◆ **TASK STATEMENT**: Pictures are not part of the copy. Give again exactly the lines from the one with "Write a LaTeX" to the one with "(0,0) rectangle (754,407);", inclusive.

◆ **EXERCISE MATERIAL**:
________________

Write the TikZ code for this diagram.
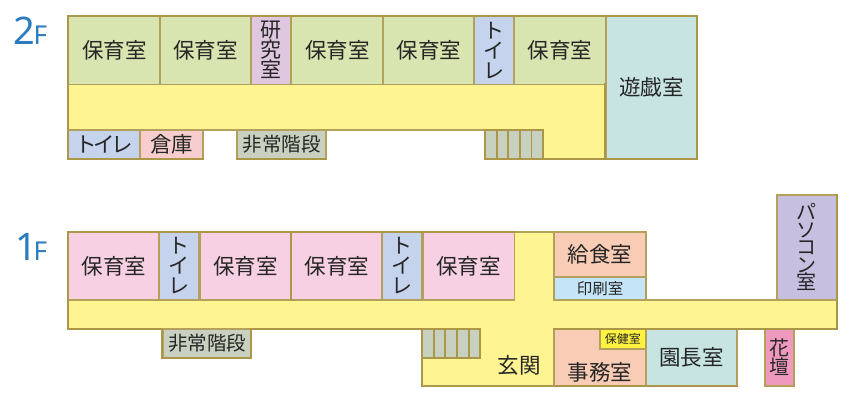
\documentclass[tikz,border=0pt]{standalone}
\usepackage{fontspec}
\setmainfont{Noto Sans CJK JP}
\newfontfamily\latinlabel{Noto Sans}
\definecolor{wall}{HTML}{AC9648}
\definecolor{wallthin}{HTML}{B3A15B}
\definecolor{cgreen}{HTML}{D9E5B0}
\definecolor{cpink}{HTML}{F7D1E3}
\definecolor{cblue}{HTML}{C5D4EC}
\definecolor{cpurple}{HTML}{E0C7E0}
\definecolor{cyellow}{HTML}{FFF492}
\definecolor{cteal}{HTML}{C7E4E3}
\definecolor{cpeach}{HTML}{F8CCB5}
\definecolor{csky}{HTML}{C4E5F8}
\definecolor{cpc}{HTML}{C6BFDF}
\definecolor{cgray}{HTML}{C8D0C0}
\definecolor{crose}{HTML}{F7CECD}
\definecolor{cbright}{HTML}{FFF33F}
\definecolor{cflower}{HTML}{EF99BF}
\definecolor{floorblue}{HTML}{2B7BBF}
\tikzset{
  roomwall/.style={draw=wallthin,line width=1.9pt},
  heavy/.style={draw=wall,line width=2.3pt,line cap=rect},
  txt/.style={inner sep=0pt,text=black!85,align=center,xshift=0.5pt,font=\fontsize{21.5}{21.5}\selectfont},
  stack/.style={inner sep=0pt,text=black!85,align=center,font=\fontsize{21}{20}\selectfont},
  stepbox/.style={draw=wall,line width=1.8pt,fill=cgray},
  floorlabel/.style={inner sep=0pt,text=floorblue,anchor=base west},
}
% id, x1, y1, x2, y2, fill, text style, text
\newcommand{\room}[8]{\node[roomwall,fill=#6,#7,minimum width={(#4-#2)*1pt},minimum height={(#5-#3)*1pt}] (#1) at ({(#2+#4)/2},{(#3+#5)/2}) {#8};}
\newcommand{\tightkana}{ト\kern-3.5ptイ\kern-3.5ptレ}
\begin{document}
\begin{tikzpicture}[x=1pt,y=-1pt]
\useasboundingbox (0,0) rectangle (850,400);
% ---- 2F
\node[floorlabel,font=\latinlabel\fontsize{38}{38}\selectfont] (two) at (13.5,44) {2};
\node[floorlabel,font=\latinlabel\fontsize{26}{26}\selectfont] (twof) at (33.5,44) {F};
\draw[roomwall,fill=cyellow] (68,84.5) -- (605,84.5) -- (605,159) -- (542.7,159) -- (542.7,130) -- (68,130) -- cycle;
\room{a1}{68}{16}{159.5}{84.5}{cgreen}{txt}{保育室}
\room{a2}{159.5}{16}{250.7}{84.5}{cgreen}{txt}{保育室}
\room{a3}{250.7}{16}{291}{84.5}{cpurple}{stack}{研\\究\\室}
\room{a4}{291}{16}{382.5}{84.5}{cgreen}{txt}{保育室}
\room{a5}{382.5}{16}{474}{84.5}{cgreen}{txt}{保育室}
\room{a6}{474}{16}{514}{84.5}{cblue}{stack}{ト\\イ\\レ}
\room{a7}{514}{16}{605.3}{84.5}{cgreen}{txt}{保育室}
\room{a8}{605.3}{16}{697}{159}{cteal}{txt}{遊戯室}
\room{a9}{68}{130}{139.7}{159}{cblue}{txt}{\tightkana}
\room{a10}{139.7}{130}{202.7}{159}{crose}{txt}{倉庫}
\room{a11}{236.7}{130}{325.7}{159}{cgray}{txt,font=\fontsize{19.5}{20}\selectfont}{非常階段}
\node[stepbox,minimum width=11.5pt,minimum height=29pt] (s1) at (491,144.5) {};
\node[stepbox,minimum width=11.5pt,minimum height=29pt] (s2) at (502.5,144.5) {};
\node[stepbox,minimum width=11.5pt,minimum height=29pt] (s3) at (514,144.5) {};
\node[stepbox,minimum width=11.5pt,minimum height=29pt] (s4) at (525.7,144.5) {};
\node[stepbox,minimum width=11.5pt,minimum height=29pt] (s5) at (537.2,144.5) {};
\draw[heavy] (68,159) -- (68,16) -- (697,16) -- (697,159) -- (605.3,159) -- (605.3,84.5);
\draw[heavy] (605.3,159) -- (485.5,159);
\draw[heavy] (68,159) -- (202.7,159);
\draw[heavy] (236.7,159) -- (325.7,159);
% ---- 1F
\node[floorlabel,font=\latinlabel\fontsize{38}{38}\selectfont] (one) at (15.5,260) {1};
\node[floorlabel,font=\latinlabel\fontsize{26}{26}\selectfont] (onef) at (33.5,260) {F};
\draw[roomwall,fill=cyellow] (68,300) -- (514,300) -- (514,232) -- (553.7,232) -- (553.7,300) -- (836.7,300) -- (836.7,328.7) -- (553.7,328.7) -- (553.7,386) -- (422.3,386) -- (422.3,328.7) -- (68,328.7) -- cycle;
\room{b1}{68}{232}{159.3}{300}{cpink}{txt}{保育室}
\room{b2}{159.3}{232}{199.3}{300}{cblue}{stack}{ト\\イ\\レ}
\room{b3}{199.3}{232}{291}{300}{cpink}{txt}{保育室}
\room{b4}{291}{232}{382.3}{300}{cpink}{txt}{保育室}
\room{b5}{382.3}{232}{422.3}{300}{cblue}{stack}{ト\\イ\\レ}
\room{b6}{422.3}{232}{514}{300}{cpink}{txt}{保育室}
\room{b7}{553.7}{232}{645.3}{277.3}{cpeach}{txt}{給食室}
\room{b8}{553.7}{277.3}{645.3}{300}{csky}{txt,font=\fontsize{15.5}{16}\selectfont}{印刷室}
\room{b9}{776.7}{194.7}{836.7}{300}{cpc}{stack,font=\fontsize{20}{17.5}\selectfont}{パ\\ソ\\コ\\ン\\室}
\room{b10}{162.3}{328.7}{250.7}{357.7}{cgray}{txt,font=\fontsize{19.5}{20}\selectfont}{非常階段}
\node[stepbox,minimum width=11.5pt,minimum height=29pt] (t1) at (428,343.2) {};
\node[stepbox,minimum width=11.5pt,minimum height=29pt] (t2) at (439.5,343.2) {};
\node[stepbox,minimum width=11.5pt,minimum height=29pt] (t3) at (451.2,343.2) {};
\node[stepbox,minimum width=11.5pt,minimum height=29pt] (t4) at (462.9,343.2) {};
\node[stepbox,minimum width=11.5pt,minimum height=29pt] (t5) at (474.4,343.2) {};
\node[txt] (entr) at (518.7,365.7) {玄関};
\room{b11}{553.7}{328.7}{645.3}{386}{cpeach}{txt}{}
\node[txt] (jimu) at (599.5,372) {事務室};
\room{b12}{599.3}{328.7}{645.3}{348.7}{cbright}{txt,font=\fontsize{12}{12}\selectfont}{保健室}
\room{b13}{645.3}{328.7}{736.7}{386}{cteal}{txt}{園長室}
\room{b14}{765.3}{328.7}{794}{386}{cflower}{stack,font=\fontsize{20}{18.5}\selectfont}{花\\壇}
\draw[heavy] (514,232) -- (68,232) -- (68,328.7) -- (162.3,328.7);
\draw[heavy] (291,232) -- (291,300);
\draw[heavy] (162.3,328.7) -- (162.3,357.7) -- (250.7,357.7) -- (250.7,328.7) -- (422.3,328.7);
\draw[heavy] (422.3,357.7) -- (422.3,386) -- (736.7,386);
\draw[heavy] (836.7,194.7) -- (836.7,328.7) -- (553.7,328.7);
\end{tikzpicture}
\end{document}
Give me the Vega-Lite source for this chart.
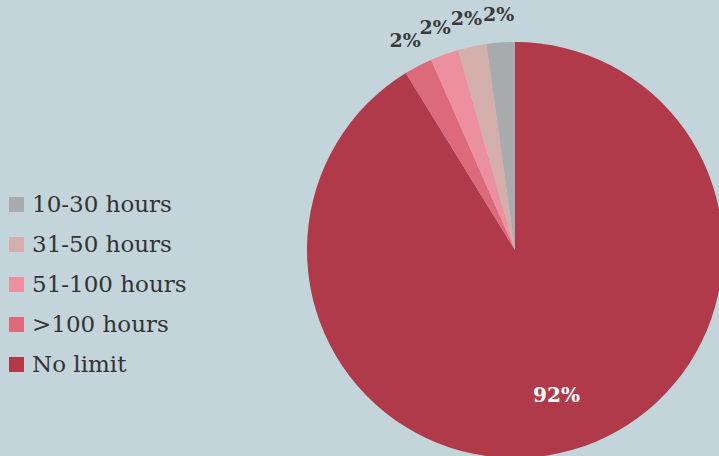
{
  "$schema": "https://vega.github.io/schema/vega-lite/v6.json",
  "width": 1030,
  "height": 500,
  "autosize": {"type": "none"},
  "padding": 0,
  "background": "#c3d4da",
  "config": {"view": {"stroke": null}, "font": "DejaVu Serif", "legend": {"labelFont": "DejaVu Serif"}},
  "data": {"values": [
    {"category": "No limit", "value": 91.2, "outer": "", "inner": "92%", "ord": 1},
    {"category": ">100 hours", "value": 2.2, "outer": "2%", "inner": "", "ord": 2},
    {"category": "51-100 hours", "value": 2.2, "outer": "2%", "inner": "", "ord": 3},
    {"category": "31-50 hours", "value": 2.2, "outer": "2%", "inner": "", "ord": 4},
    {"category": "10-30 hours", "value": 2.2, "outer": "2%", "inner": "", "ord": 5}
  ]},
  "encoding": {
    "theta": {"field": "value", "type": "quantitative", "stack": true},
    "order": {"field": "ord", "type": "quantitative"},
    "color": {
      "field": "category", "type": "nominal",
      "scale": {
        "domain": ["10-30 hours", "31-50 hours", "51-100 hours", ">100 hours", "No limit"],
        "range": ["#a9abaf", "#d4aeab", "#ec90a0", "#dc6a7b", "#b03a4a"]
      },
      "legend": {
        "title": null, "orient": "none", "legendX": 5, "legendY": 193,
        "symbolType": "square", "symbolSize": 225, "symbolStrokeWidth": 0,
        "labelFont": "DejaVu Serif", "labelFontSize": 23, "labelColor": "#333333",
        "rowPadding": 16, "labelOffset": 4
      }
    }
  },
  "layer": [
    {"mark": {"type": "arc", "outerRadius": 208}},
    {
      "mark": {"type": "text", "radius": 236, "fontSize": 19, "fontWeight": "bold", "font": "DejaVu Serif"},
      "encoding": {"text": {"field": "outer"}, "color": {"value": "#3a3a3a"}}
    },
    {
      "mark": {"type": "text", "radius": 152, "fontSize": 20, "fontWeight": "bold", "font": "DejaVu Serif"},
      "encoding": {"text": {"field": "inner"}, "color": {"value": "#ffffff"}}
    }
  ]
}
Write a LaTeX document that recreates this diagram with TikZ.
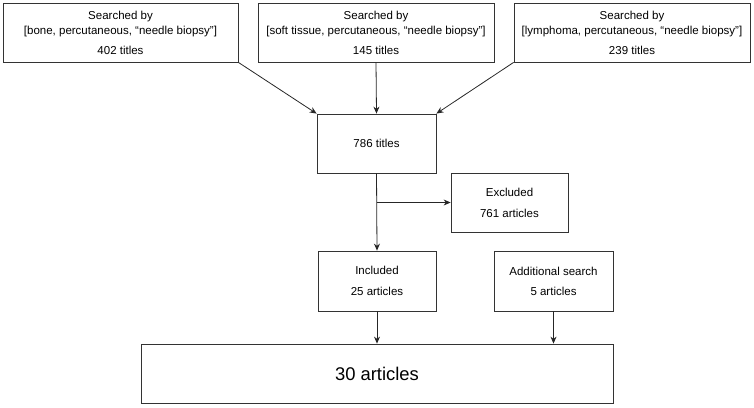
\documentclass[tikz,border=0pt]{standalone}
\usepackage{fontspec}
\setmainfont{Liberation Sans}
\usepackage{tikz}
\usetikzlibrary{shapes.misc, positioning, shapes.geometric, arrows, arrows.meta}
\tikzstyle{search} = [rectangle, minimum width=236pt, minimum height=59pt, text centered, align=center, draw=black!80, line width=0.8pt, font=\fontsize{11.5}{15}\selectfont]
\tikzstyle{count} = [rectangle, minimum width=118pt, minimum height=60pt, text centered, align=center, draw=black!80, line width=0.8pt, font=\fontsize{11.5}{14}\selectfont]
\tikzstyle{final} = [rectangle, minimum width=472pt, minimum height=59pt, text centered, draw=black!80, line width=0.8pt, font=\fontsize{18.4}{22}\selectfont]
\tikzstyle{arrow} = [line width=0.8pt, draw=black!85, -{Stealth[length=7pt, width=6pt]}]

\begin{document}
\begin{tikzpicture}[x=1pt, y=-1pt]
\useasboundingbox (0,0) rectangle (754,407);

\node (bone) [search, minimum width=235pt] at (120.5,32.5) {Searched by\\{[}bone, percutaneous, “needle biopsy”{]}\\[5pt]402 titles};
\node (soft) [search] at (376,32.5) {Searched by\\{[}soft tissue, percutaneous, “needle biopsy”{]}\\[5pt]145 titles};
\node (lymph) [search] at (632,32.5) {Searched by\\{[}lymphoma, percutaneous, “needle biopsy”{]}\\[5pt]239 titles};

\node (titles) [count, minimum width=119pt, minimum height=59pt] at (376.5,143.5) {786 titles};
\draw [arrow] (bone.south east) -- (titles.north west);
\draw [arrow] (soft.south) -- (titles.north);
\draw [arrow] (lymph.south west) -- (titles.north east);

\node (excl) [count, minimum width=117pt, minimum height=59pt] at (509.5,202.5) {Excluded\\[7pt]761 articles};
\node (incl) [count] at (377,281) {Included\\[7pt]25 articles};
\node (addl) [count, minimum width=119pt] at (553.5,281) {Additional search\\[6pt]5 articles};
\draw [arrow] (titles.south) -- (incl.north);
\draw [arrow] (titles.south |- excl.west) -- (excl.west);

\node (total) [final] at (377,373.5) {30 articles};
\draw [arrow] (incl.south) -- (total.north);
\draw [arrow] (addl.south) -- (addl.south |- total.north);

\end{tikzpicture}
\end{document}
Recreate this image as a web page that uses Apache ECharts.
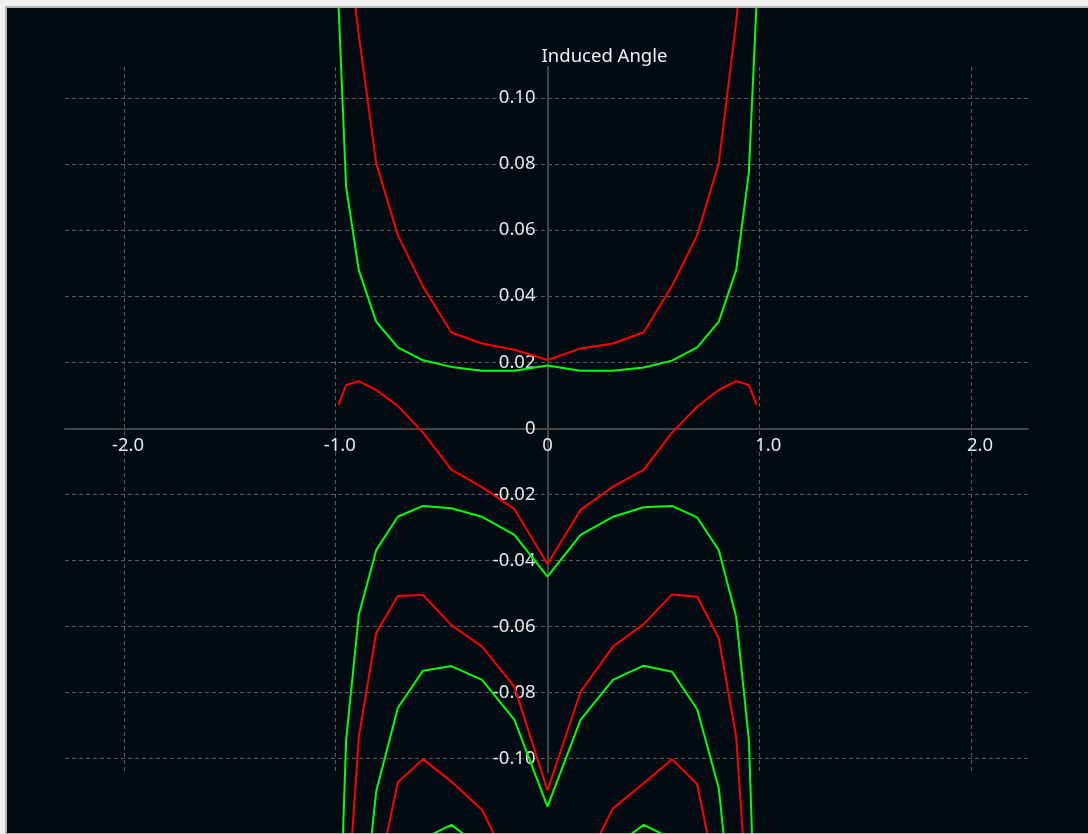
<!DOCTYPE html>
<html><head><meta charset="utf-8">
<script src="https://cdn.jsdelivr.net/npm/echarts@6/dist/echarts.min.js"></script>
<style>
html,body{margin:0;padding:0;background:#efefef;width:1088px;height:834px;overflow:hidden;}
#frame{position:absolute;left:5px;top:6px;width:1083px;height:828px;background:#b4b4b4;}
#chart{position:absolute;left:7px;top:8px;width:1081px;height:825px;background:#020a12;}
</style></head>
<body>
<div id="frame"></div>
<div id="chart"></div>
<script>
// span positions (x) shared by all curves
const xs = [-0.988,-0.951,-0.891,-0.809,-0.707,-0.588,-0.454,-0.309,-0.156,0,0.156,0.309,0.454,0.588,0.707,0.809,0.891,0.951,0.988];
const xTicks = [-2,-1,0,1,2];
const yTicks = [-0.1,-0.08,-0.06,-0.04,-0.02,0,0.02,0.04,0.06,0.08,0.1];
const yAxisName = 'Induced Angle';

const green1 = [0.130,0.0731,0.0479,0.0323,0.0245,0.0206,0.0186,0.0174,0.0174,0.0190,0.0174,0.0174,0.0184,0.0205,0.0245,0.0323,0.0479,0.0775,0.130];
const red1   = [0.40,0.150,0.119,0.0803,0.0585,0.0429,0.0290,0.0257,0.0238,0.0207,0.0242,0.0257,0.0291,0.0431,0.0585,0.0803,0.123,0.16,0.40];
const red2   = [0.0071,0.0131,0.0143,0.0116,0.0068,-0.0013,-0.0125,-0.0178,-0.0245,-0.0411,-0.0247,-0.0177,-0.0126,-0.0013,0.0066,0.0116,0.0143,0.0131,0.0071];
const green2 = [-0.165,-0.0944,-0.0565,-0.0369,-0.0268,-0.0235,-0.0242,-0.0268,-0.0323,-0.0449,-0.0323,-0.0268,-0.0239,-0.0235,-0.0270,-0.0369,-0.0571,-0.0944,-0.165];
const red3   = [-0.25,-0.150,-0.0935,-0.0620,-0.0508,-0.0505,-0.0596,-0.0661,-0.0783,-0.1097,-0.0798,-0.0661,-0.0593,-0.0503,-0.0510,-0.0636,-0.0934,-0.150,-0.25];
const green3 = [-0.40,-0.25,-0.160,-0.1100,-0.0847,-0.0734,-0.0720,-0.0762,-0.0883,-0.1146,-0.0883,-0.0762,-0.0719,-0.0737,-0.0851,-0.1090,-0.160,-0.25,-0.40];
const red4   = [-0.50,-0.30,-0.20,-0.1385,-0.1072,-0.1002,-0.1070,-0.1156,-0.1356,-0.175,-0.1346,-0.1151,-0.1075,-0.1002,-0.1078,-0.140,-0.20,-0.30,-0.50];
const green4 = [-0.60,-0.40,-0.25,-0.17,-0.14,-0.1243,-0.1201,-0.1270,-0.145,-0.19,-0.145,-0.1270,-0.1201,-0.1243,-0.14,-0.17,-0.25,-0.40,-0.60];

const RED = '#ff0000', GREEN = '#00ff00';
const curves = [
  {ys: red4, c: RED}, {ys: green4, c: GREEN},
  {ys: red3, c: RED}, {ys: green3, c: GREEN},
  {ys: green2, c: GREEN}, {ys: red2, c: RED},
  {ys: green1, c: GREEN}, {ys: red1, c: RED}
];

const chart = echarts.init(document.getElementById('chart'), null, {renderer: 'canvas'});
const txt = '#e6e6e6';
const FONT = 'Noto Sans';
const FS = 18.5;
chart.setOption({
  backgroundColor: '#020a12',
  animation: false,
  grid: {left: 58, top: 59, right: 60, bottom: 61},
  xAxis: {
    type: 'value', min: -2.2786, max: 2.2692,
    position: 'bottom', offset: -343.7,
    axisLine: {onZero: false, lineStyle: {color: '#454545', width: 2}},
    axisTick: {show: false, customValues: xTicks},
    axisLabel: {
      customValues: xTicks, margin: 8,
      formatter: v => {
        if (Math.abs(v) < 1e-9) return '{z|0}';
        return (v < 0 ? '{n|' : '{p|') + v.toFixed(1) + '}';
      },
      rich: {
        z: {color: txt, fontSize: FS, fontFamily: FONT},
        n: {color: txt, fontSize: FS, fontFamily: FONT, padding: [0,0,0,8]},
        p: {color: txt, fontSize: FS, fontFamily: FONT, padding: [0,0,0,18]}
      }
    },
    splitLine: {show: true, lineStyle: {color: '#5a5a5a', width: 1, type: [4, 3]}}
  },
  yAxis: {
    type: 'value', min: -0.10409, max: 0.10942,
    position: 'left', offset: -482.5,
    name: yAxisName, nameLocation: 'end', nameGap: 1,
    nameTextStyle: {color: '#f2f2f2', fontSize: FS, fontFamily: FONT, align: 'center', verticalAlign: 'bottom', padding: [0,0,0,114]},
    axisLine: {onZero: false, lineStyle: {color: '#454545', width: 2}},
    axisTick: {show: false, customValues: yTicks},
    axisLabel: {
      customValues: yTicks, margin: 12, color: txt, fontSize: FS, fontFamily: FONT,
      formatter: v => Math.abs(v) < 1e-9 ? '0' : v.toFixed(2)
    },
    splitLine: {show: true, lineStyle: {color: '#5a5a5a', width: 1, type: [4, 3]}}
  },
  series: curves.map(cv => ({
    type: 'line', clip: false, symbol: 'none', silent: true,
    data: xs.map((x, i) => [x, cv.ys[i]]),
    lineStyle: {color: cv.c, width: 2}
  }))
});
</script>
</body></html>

________________

◆ **THE COMPLETED TASK**:
Write a LaTeX document that recreates this diagram with TikZ.
\documentclass[tikz,border=0pt]{standalone}
\usepackage{fontspec}
\setmainfont{Liberation Sans}
\usepackage{tikz}
\usetikzlibrary{shapes.misc, positioning, shapes.geometric, arrows, arrows.meta}
\tikzstyle{search} = [rectangle, minimum width=236pt, minimum height=59pt, text centered, align=center, draw=black!80, line width=0.8pt, font=\fontsize{11.5}{15}\selectfont]
\tikzstyle{count} = [rectangle, minimum width=118pt, minimum height=60pt, text centered, align=center, draw=black!80, line width=0.8pt, font=\fontsize{11.5}{14}\selectfont]
\tikzstyle{final} = [rectangle, minimum width=472pt, minimum height=59pt, text centered, draw=black!80, line width=0.8pt, font=\fontsize{18.4}{22}\selectfont]
\tikzstyle{arrow} = [line width=0.8pt, draw=black!85, -{Stealth[length=7pt, width=6pt]}]

\begin{document}
\begin{tikzpicture}[x=1pt, y=-1pt]
\useasboundingbox (0,0) rectangle (754,407);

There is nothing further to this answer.